Further, in his discussion of the two-state solution, Mendes says it is being embraced now by most Jewish organizations and by the Israeli government (though he admits the “Netanyahu government has shown little intent to pursue [it], despite its being official Israeli policy”). It seems ironic (and worse) that, after massive settlement expansion has eaten up much of Palestinian land and destroyed any contiguous land mass, the Israeli government is now supposedly talking about two states. What Mendes fails to mention is that as far back as the late 1980s when a wide range of Palestinian leaders and Israeli and US Jewish peace leaders were having these very discussions based on self-determination for both peoples, it was members of the Jewish establishment and the Israeli government, not the Palestinian movement, who opposed it. (One of us participated in these discussions.)
Our immediate solution? Open up genuine discussions in the Jewish communities around the world about the occupation, the wall, and the right of return. Stop the tactics of calling one’s opponents anti-Semitic or claiming that they advocate the “elimination of Israel” when they are simply examining problems that must be addressed to eliminate injustice and uphold our tradition of “Justice, justice thou shalt pursue.”
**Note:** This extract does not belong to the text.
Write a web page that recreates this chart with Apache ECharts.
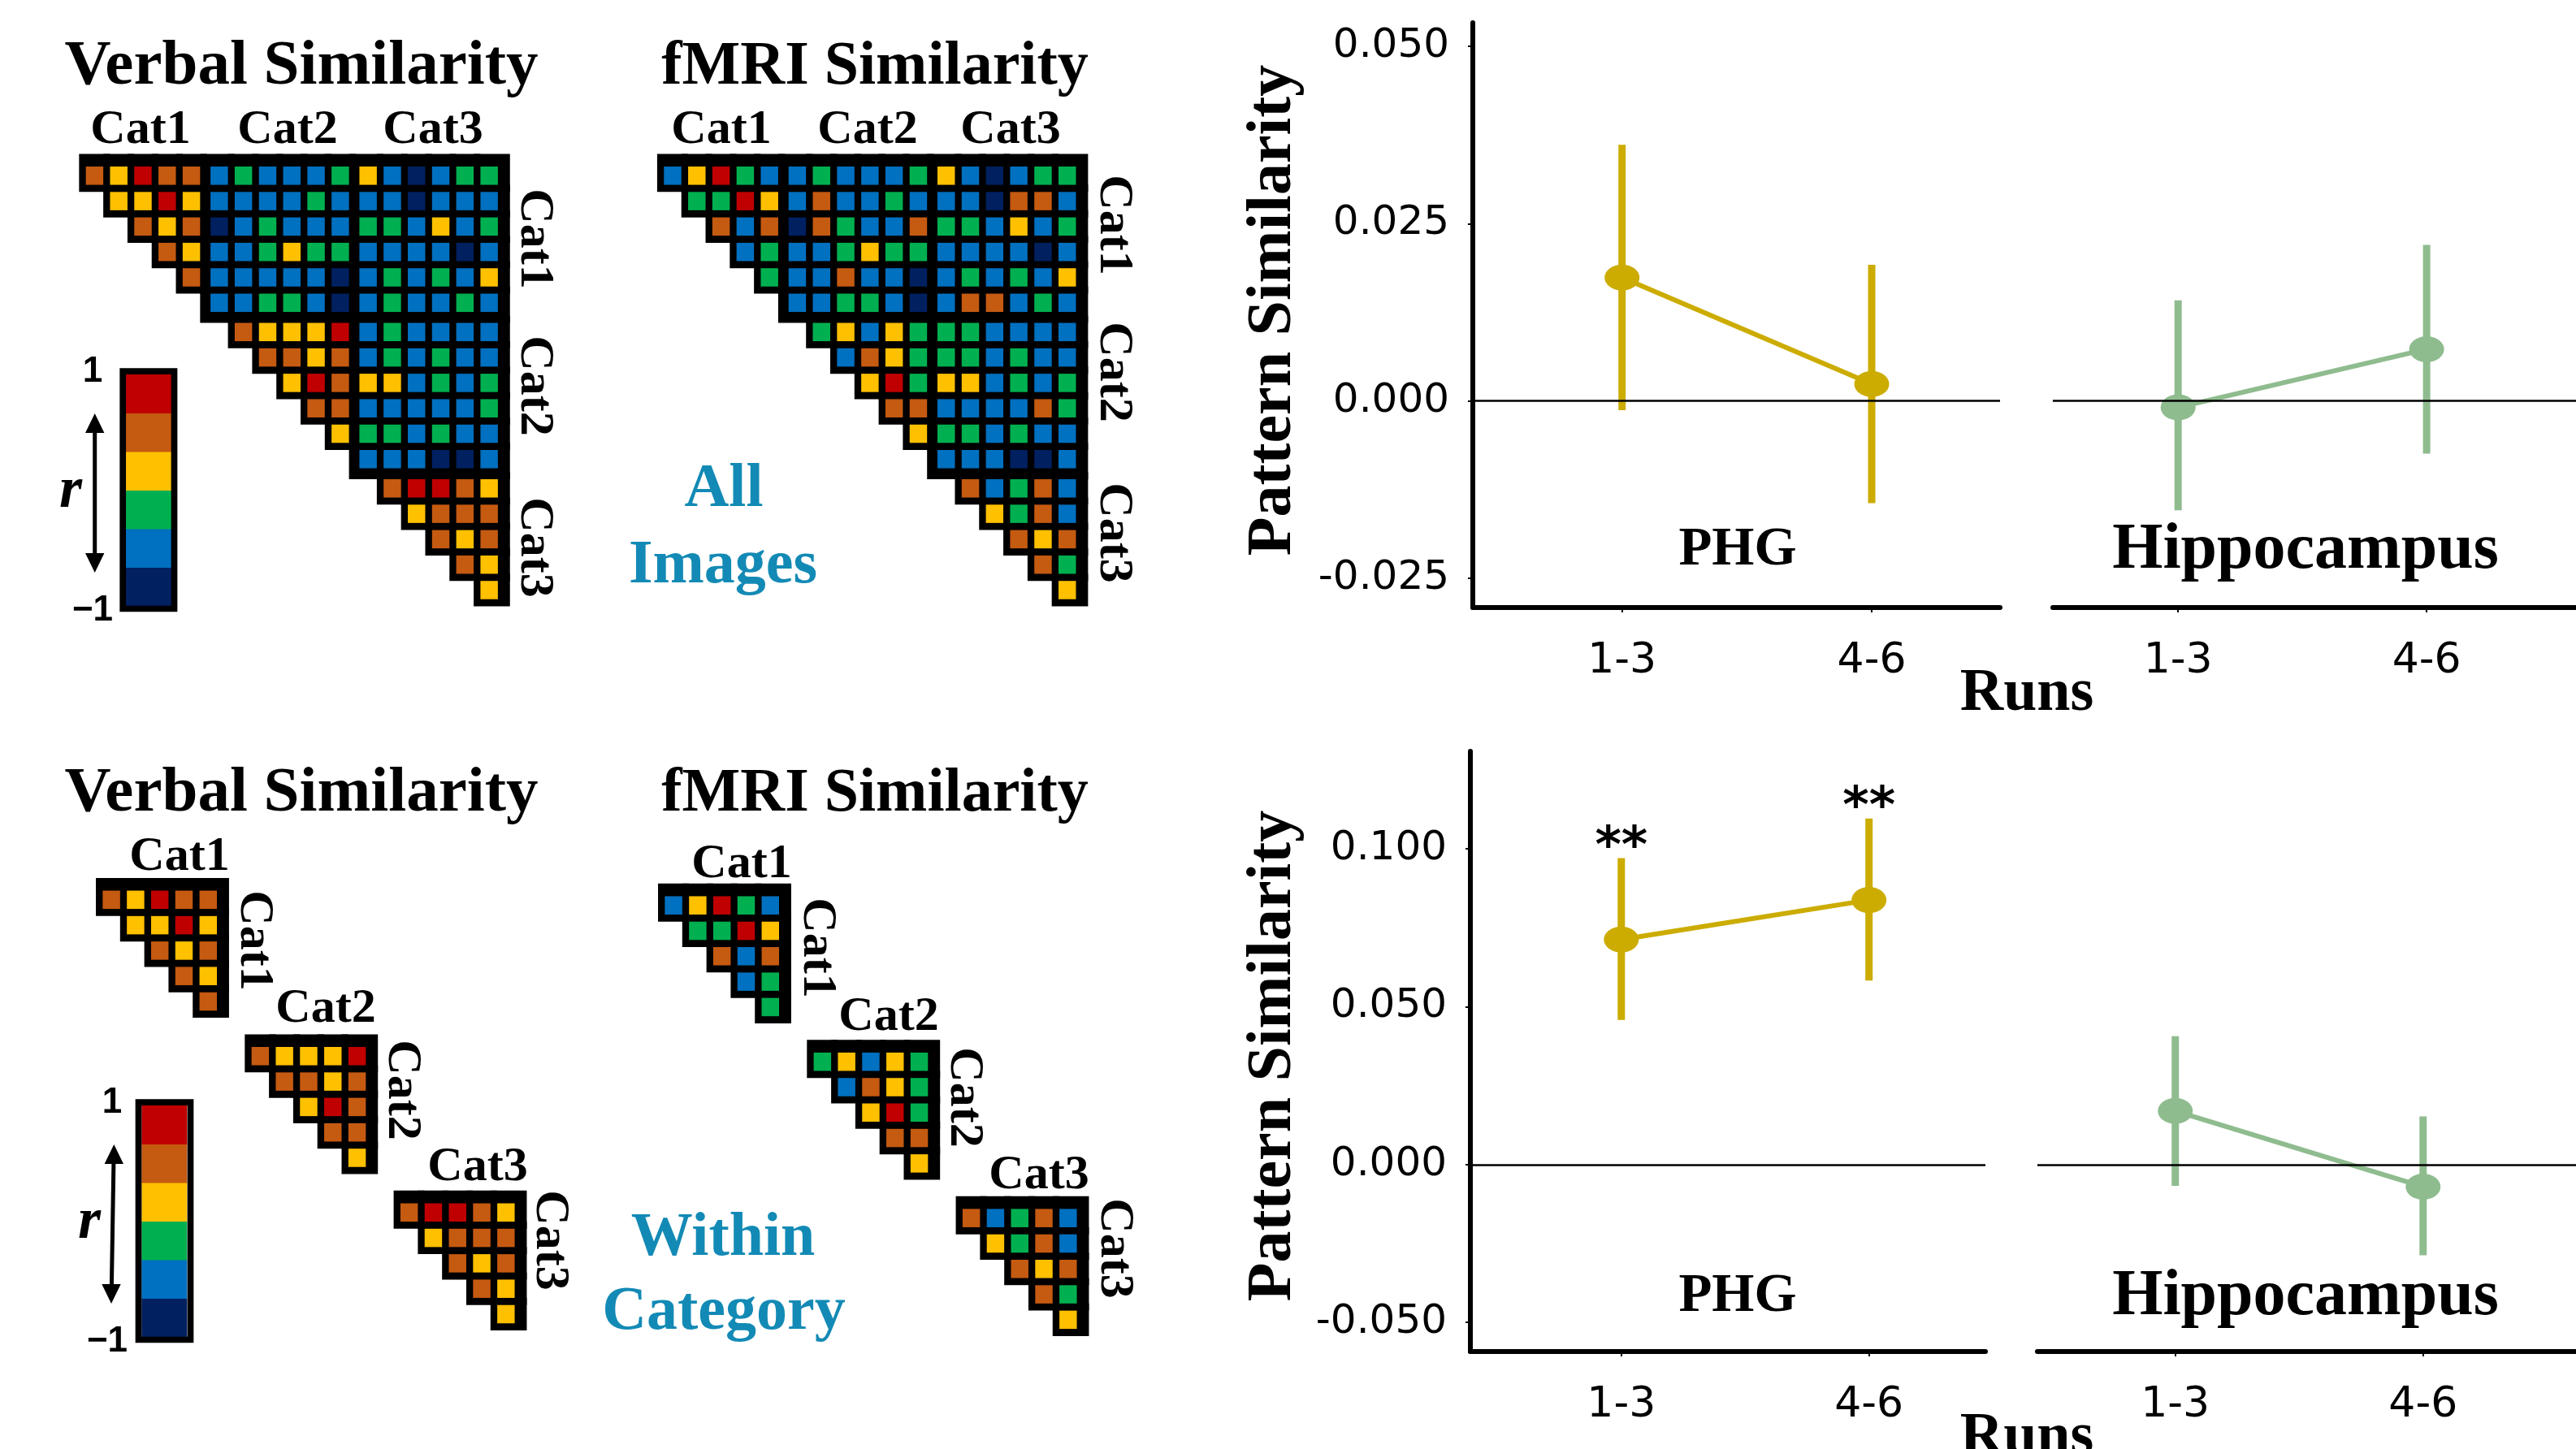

Long term, whether there is one state or two states or a federation of states or some kind of binational arrangement, what matters is that it must be a just solution based on equal rights and respect and safety for all. Until that happens, BDS is here to stay.

Donna Nevel and Dorothy M. Zellner are long- time activists for Palestinian/Israeli peace and justice, and are founding members of Jews Say No!, a New York group working to end unjust policies of the Israeli government. Nevel was a coordinator of the 1989 Road to Peace Conference that brought together PLO officials and Knesset members for the first time in the U.S.